Mexican Inspired Chicken Dinner

One skill I’ve worked on developing through the past three months while I’ve been unable to go out to eat is marinading and grilling meat. Usually I leave the grilling to Mark, but I was determined to learn for myself.

I got the idea for this recipe by watching lots of bloggers share instapot recipes using chicken and salsa, so I decided to reinvent for myself and throw it on the grill!

This is an entire meal, and in my typical fashion I just threw a bunch of stuff together and hoped it game out delicious (it did!). But if you follow the gist of it, you can make this meal for 4 people and it will cost you around $20 (depending on organic vs. non-organic ingredients).

It is also gluten free AND dairy free!

Salsa Chicken


4 large chicken breasts

1 can Salsa

2 TBSP Olive Oil


Adoba (to taste – estimate 1 tsp)


Thaw chicken and marinade in all of the ingredients for 4-6 hours.

Grill! And baste with salsa/extra marinade as you cook.

Grilled Cabbage – trust me, it’s YUM


1 cabbag

1 TBSP Olive Oil

Salt and Pepper


Wedge the cabbage (in 8ths). DO NOT cut off the stem. The stem will keep the cabbage together on the grill.

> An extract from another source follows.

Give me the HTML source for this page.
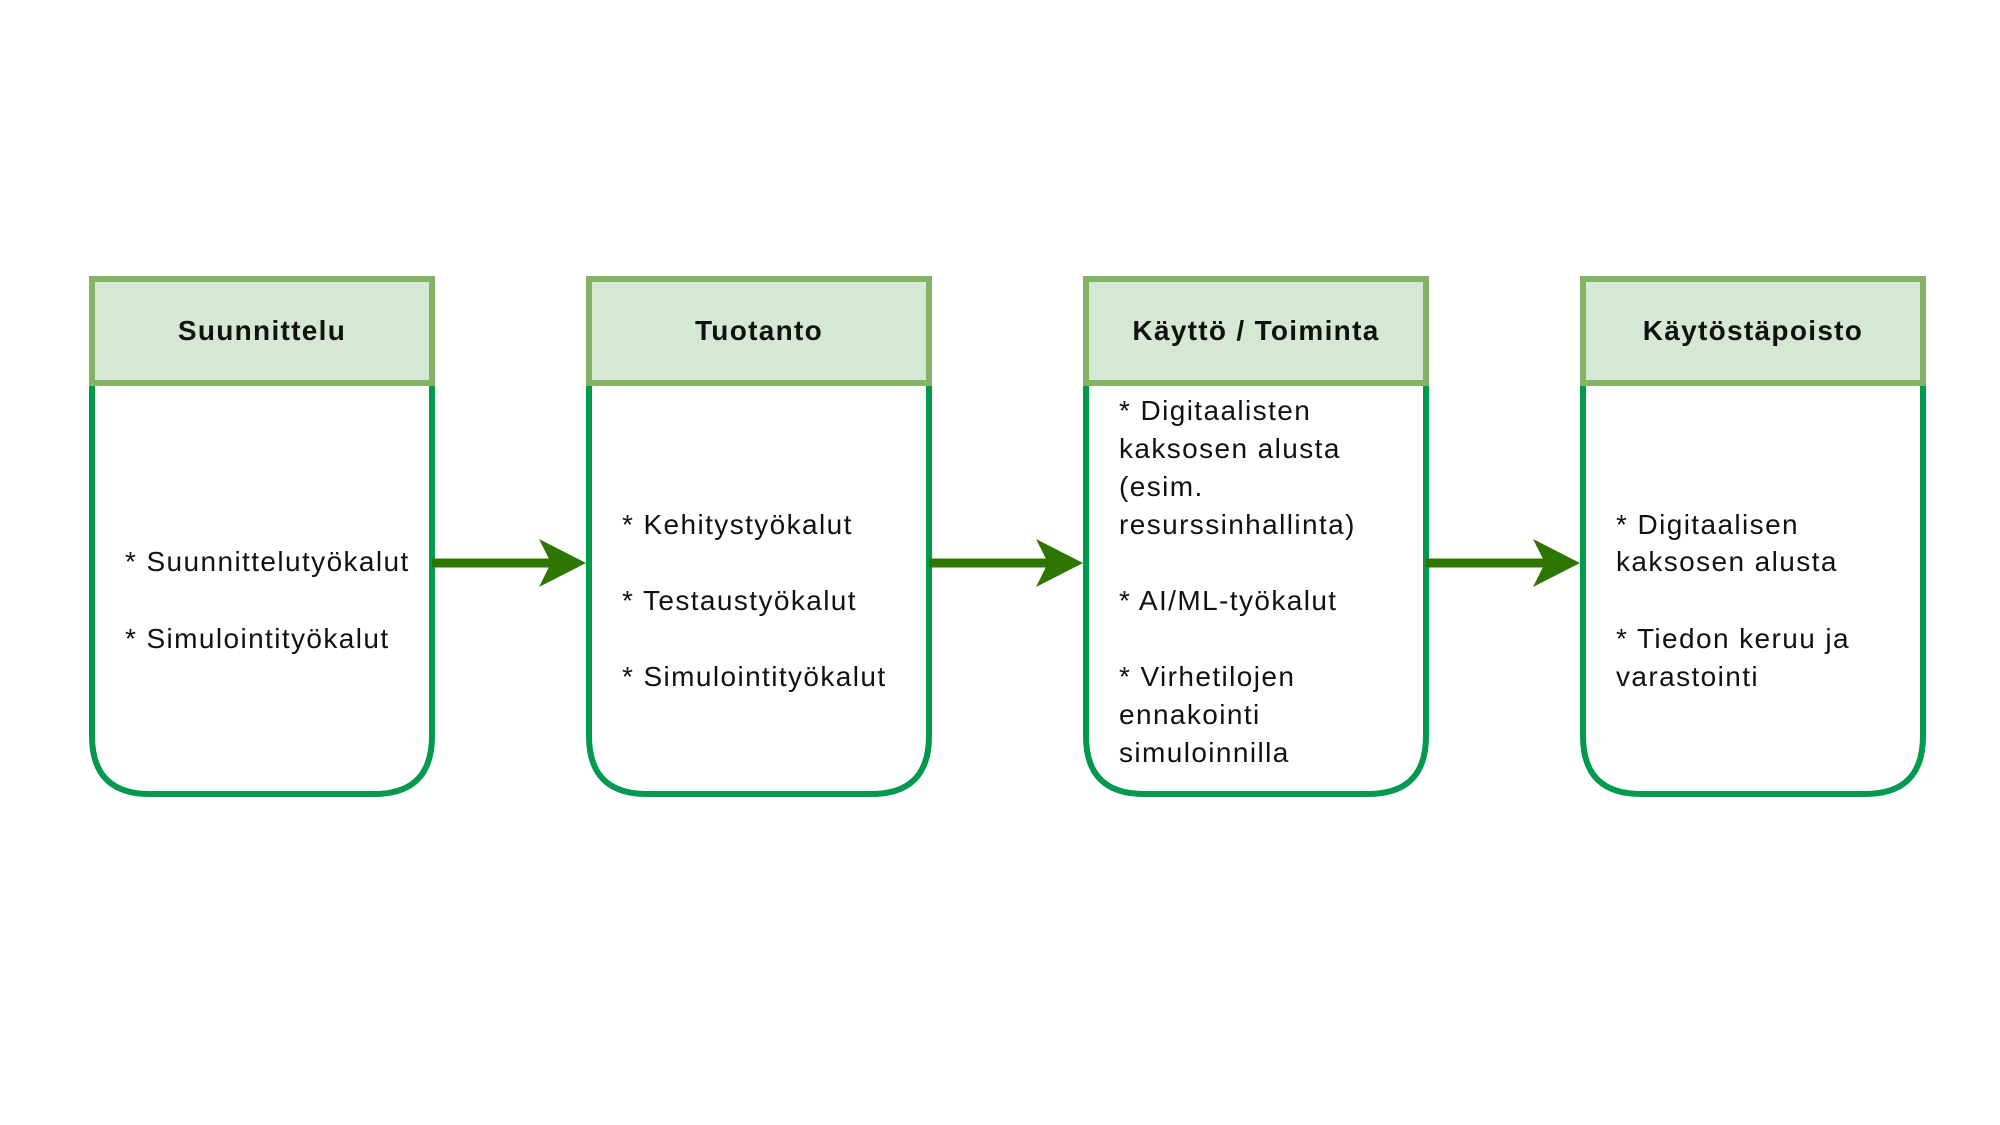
<!DOCTYPE html>
<html><head><meta charset="utf-8"><style>
html,body{margin:0;padding:0;background:#fff;}
svg{display:block;}
text{font-family:"Liberation Sans",Arial,sans-serif;fill:#111;}
.h{font-weight:bold;font-size:28px;letter-spacing:1.3px;text-anchor:middle;}
.b{font-size:28px;letter-spacing:1.4px;}
</style></head><body>
<svg width="2000" height="1125" viewBox="0 0 2000 1125" xmlns="http://www.w3.org/2000/svg">
<defs>
<g id="box">
<path d="M0 383 L0 736 Q0 794 58 794 L282 794 Q340 794 340 736 L340 383" fill="#fff" stroke="#00994d" stroke-width="6"/>
<rect x="0" y="279" width="340" height="104" fill="#d5e8d4" stroke="#82b366" stroke-width="6"/>
</g>
</defs>
<use href="#box" x="92" y="0"/>
<use href="#box" x="589" y="0"/>
<use href="#box" x="1086" y="0"/>
<use href="#box" x="1583" y="0"/>

<g stroke="#2d7600" stroke-width="9">
<line x1="432" y1="563" x2="552" y2="563"/>
<line x1="929" y1="563" x2="1049" y2="563"/>
<line x1="1426" y1="563" x2="1546" y2="563"/>
</g>
<g fill="#2d7600">
<path d="M586 563 L539 539 L551 563 L539 587 Z"/>
<path d="M1083 563 L1036 539 L1048 563 L1036 587 Z"/>
<path d="M1580 563 L1533 539 L1545 563 L1533 587 Z"/>
</g>

<text class="h" x="262" y="340">Suunnittelu</text>
<text class="h" x="759" y="340">Tuotanto</text>
<text class="h" x="1256" y="340">Käyttö / Toiminta</text>
<text class="h" x="1753" y="340">Käytöstäpoisto</text>

<text class="b" x="125" y="571">* Suunnittelutyökalut</text>
<text class="b" x="125" y="648">* Simulointityökalut</text>

<text class="b" x="622" y="534">* Kehitystyökalut</text>
<text class="b" x="622" y="610">* Testaustyökalut</text>
<text class="b" x="622" y="686">* Simulointityökalut</text>

<text class="b" x="1119" y="420">* Digitaalisten</text>
<text class="b" x="1119" y="458">kaksosen alusta</text>
<text class="b" x="1119" y="496">(esim.</text>
<text class="b" x="1119" y="534">resurssinhallinta)</text>
<text class="b" x="1119" y="610">* AI/ML-työkalut</text>
<text class="b" x="1119" y="686">* Virhetilojen</text>
<text class="b" x="1119" y="724">ennakointi</text>
<text class="b" x="1119" y="762">simuloinnilla</text>

<text class="b" x="1616" y="534">* Digitaalisen</text>
<text class="b" x="1616" y="571">kaksosen alusta</text>
<text class="b" x="1616" y="648">* Tiedon keruu ja</text>
<text class="b" x="1616" y="686">varastointi</text>
</svg>
</body></html>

If you cut off the stem, the outer layers of the leaves won’t hold together.

Drizzle and Baste in olive oil salt and pepper

Start grilling after you flip the chicken.

Corn and Bean Salad


2 corn cobbs OR half a bag of frozen corn

1 can of black beans

1/2 a pepper – diced

1/2 a tomato – diced

1 TBSP olive oil

Half a lime

Salt, Pepper, Adoba to taste


Boil and cook the corn (and cut it off the cobb if using corn on the cobb)

Drain the can of black beans

Combine beans and corn with the other vegetables

Cool in fridge and then dress with olive oil, lime juice and spices

Garnish with avocado and chips (corn and bean salad makes a delicious salsa!)